Global consumers in the same survey reported that more service-oriented purchases, including media downloads, online tickets and foodservice online orders, as their most frequent mobile purchases. In particular, the variance between devices used, for a foodservice online order was the narrowest of all categories with 26% of global consumers reporting having made such a purchase on a computer as compared with 20% on a mobile.
Digital has enabled new forms of commerce, including digital streaming services, the sharing economy and subscription services. These services would have not been possible before the widespread adoption of digital devices and will be important drivers to digital commerce expansion.
Apparel will drive product-based digital commerce growth
A decade ago there was scepticism at the idea of selling clothes online. Today apparel is one of the biggest growth stories on the product-based side of the digital commerce universe. Euromonitor International estimates that US$1.3 trillion in goods will be purchased over the internet in 2017, representing 9.6% of all goods sold. Of all product-based digital purchases, the apparel and footwear category will contribute the most in terms of absolute value sales with an estimated $31.4 billion expected to be added in 2017.

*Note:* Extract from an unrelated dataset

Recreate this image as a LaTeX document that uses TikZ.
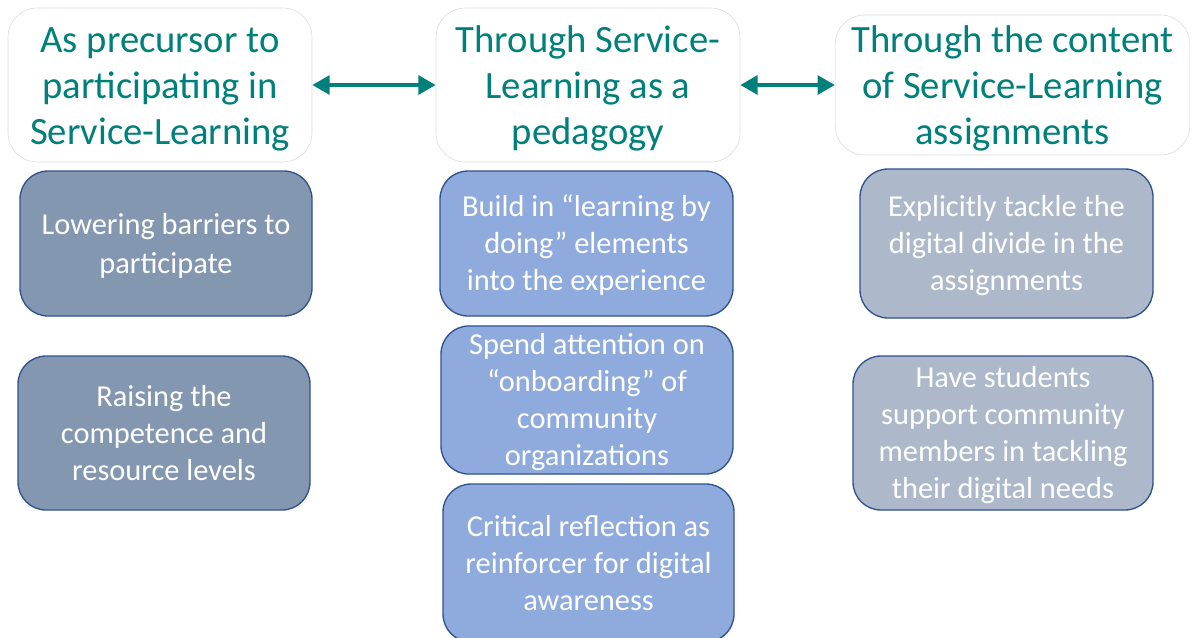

Western European and North American consumers are comfortable with the multi-channel strategy by key players and the continual integration of physical and digital operations. As a result, services like click-and-collect, store pick-ups and store returns are the “new normal”. That being said, Asia Pacific with its rising middle-class and mobile-first mindset is a key region driving this category’s digital expansion. While online sales in this category represent only a small percentage of total sales in many Asian nations, about one-fifth of apparel and footwear sales in China and South Korea are now made in digital channels. In particular, China has grown rapidly and sales are now higher than the US.
Coming next in the proximity mobile wallet wars: Bank-led apps
Although third-party apps like Apple Pay have garnered the proximity mobile payments headlines that does not mean banks plan to sit on the sidelines. Banks have had success with mobile banking, but far fewer offer in-person mobile payments. Not more than three years ago, such a feat would be a long-shot. Like all aspiring providers, banks would have had to negotiate with mobile operators to gain access to the phone’s secure element to execute tap-and-go Near Field Communications payments. That all changed in 2013 with the arrival of Host Card Emulation, a tech that enabled these details to be stored in the cloud.
Banks are well positioned to compete. They know how to send money safely and efficiently and have had success in this mobile-first world. Nearly three-fourths of consumers in Euromonitor’s 2016 Global Consumers Trends Survey reported using a mobile to access a banking service with 39% doing so weekly. As much as consumers have a love-hate relationship with banks, banks have a future in this space. Already there are a handful of banks enabling consumers to pay for in-person purchases with an issuer mobile wallet. More are expected to do so in 2017.